• [Problem requirements]: Please output every line of the material as it stands, without the pictures.
════════════════════
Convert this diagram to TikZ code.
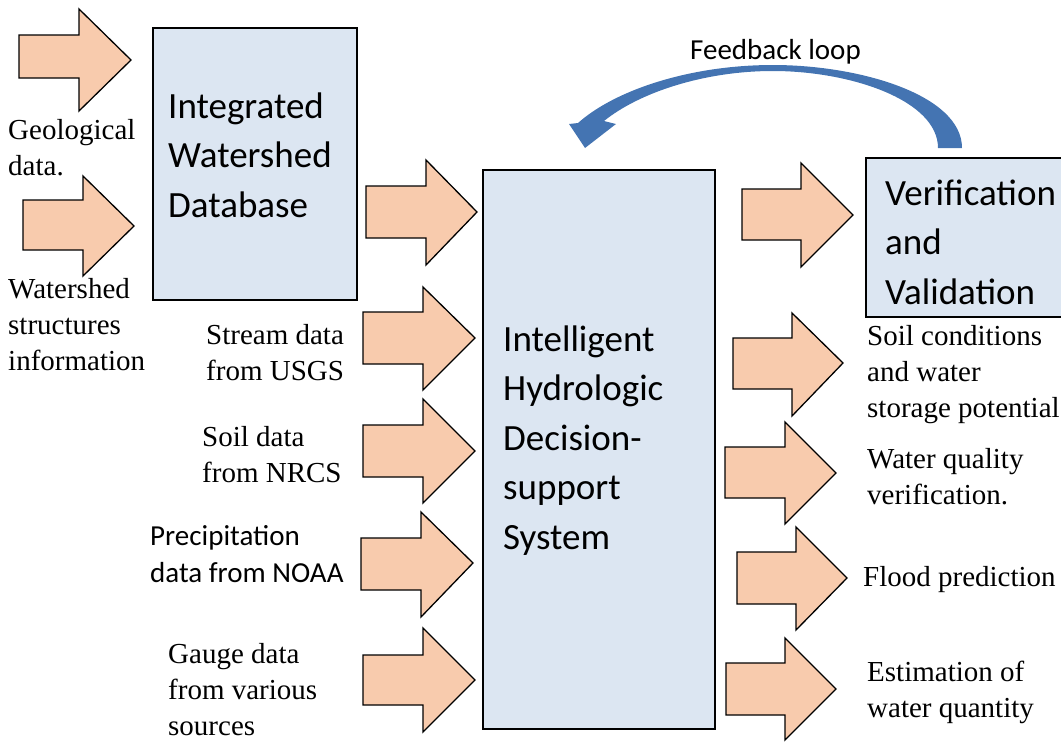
\documentclass[tikz,border=0pt]{standalone}
\usepackage{fontspec}
\setmainfont{Liberation Serif}
\newfontfamily\calfont{Carlito}
\definecolor{peach}{RGB}{248,203,173}
\definecolor{boxblue}{RGB}{220,230,242}
\definecolor{loopblue}{RGB}{68,116,178}
\newcommand\blockarrow[8]{%
  \draw[arrowshape] (#1,#5) -- (#2,#5) -- (#2,#7) -- (#3,#4) -- (#2,#8) -- (#2,#6) -- (#1,#6) -- cycle;}
\tikzset{
  arrowshape/.style={draw=black, line width=1.3pt, fill=peach, line join=miter},
  boxshape/.style={draw=black, line width=1.5pt, fill=boxblue, inner sep=0pt, anchor=north west},
  bigtext/.style={font=\calfont\fontsize{37}{49.5}\selectfont, align=left, inner sep=0pt, anchor=base west},
  caltext/.style={font=\calfont\fontsize{29}{37}\selectfont, align=left, inner sep=0pt, anchor=base west},
  sertext/.style={font=\fontsize{29}{36}\selectfont, align=left, inner sep=0pt, anchor=base west},
}
\begin{document}
\begin{tikzpicture}[x=1pt,y=-1pt]
\useasboundingbox (0,0) rectangle (1061,742);
% boxes
\node[boxshape, minimum width=204pt, minimum height=272pt] (db) at (152,27) {};
\node[boxshape, minimum width=232pt, minimum height=559pt] (ihds) at (482,169) {};
\node[boxshape, minimum width=205pt, minimum height=159pt] (vv) at (865,157) {};
% box texts (anchored at the baseline of the last line)
\node[bigtext] (dbtext) at (168,217) {Integrated\\Watershed\\Database};
\node[bigtext] (ihdstext) at (503,549) {Intelligent\\Hydrologic\\Decision-\\support\\System};
\node[bigtext] (vvtext) at (885,304) {Verification\\and\\Validation};
% feedback loop arrow
\fill[loopblue] (962,148) .. controls (962,95) and (860,65) .. (773,65)
  .. controls (690,65) and (615,90) .. (578,123)
  -- (569,124) -- (585,148) -- (616,124) -- (604,121)
  .. controls (640,92) and (705,71) .. (773,71)
  .. controls (850,71) and (938,100) .. (938,148) -- cycle;
\node[caltext] (fb) at (690,59) {Feedback loop};
% block arrows
\blockarrow{19}{79}{131}{60}{35}{78}{9}{111}
\blockarrow{23}{83}{134}{226}{200}{250}{176}{276}
\blockarrow{366}{426}{477}{212}{186}{238}{160}{265}
\blockarrow{363}{423}{475}{338}{312}{364}{287}{390}
\blockarrow{363}{423}{475}{451}{425}{477}{399}{503}
\blockarrow{361}{421}{473}{563}{538}{590}{512}{617}
\blockarrow{363}{423}{475}{680}{655}{705}{628}{732}
\blockarrow{742}{801}{853}{215}{189}{240}{163}{267}
\blockarrow{733}{792}{843}{363}{338}{389}{313}{416}
\blockarrow{725}{785}{836}{473}{447}{498}{422}{524}
\blockarrow{737}{796}{847}{578}{552}{604}{527}{630}
\blockarrow{726}{785}{836}{689}{663}{715}{638}{740}
% input labels
\node[sertext] (geo) at (8,175) {Geological\\data.};
\node[sertext] (wsi) at (8,370) {Watershed\\structures\\information};
\node[sertext] (usgs) at (206,380) {Stream data\\from USGS};
\node[sertext] (nrcs) at (202,482) {Soil data\\from NRCS};
\node[caltext] (noaa) at (150,582) {Precipitation\\data from NOAA};
\node[sertext] (gauge) at (168,735) {Gauge data\\from various\\sources};
% output labels
\node[sertext] (soilc) at (867,417) {Soil conditions\\and water\\storage potential};
\node[sertext] (wq) at (867,504) {Water quality\\verification.};
\node[sertext] (flood) at (863,586) {Flood prediction};
\node[sertext] (est) at (867,717) {Estimation of\\water quantity};
\end{tikzpicture}
\end{document}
════════════════════
• [Completed exercise]:
Convert this diagram to TikZ code.
\documentclass[tikz,border=0pt]{standalone}
\usepackage{fontspec}
\setmainfont{Liberation Serif}
\newfontfamily\calfont{Carlito}
\definecolor{peach}{RGB}{248,203,173}
\definecolor{boxblue}{RGB}{220,230,242}
\definecolor{loopblue}{RGB}{68,116,178}
\newcommand\blockarrow[8]{%
  \draw[arrowshape] (#1,#5) -- (#2,#5) -- (#2,#7) -- (#3,#4) -- (#2,#8) -- (#2,#6) -- (#1,#6) -- cycle;}
\tikzset{
  arrowshape/.style={draw=black, line width=1.3pt, fill=peach, line join=miter},
  boxshape/.style={draw=black, line width=1.5pt, fill=boxblue, inner sep=0pt, anchor=north west},
  bigtext/.style={font=\calfont\fontsize{37}{49.5}\selectfont, align=left, inner sep=0pt, anchor=base west},
  caltext/.style={font=\calfont\fontsize{29}{37}\selectfont, align=left, inner sep=0pt, anchor=base west},
  sertext/.style={font=\fontsize{29}{36}\selectfont, align=left, inner sep=0pt, anchor=base west},
}
\begin{document}
\begin{tikzpicture}[x=1pt,y=-1pt]
\useasboundingbox (0,0) rectangle (1061,742);
% boxes
\node[boxshape, minimum width=204pt, minimum height=272pt] (db) at (152,27) {};
\node[boxshape, minimum width=232pt, minimum height=559pt] (ihds) at (482,169) {};
\node[boxshape, minimum width=205pt, minimum height=159pt] (vv) at (865,157) {};
% box texts (anchored at the baseline of the last line)
\node[bigtext] (dbtext) at (168,217) {Integrated\\Watershed\\Database};
\node[bigtext] (ihdstext) at (503,549) {Intelligent\\Hydrologic\\Decision-\\support\\System};
\node[bigtext] (vvtext) at (885,304) {Verification\\and\\Validation};
% feedback loop arrow
\fill[loopblue] (962,148) .. controls (962,95) and (860,65) .. (773,65)
  .. controls (690,65) and (615,90) .. (578,123)
  -- (569,124) -- (585,148) -- (616,124) -- (604,121)
  .. controls (640,92) and (705,71) .. (773,71)
  .. controls (850,71) and (938,100) .. (938,148) -- cycle;
\node[caltext] (fb) at (690,59) {Feedback loop};
% block arrows
\blockarrow{19}{79}{131}{60}{35}{78}{9}{111}
\blockarrow{23}{83}{134}{226}{200}{250}{176}{276}
\blockarrow{366}{426}{477}{212}{186}{238}{160}{265}
\blockarrow{363}{423}{475}{338}{312}{364}{287}{390}
\blockarrow{363}{423}{475}{451}{425}{477}{399}{503}
\blockarrow{361}{421}{473}{563}{538}{590}{512}{617}
\blockarrow{363}{423}{475}{680}{655}{705}{628}{732}
\blockarrow{742}{801}{853}{215}{189}{240}{163}{267}
\blockarrow{733}{792}{843}{363}{338}{389}{313}{416}
\blockarrow{725}{785}{836}{473}{447}{498}{422}{524}
\blockarrow{737}{796}{847}{578}{552}{604}{527}{630}
\blockarrow{726}{785}{836}{689}{663}{715}{638}{740}
% input labels
\node[sertext] (geo) at (8,175) {Geological\\data.};
\node[sertext] (wsi) at (8,370) {Watershed\\structures\\information};
\node[sertext] (usgs) at (206,380) {Stream data\\from USGS};
\node[sertext] (nrcs) at (202,482) {Soil data\\from NRCS};
\node[caltext] (noaa) at (150,582) {Precipitation\\data from NOAA};
\node[sertext] (gauge) at (168,735) {Gauge data\\from various\\sources};
% output labels
\node[sertext] (soilc) at (867,417) {Soil conditions\\and water\\storage potential};
\node[sertext] (wq) at (867,504) {Water quality\\verification.};
\node[sertext] (flood) at (863,586) {Flood prediction};
\node[sertext] (est) at (867,717) {Estimation of\\water quantity};
\end{tikzpicture}
\end{document}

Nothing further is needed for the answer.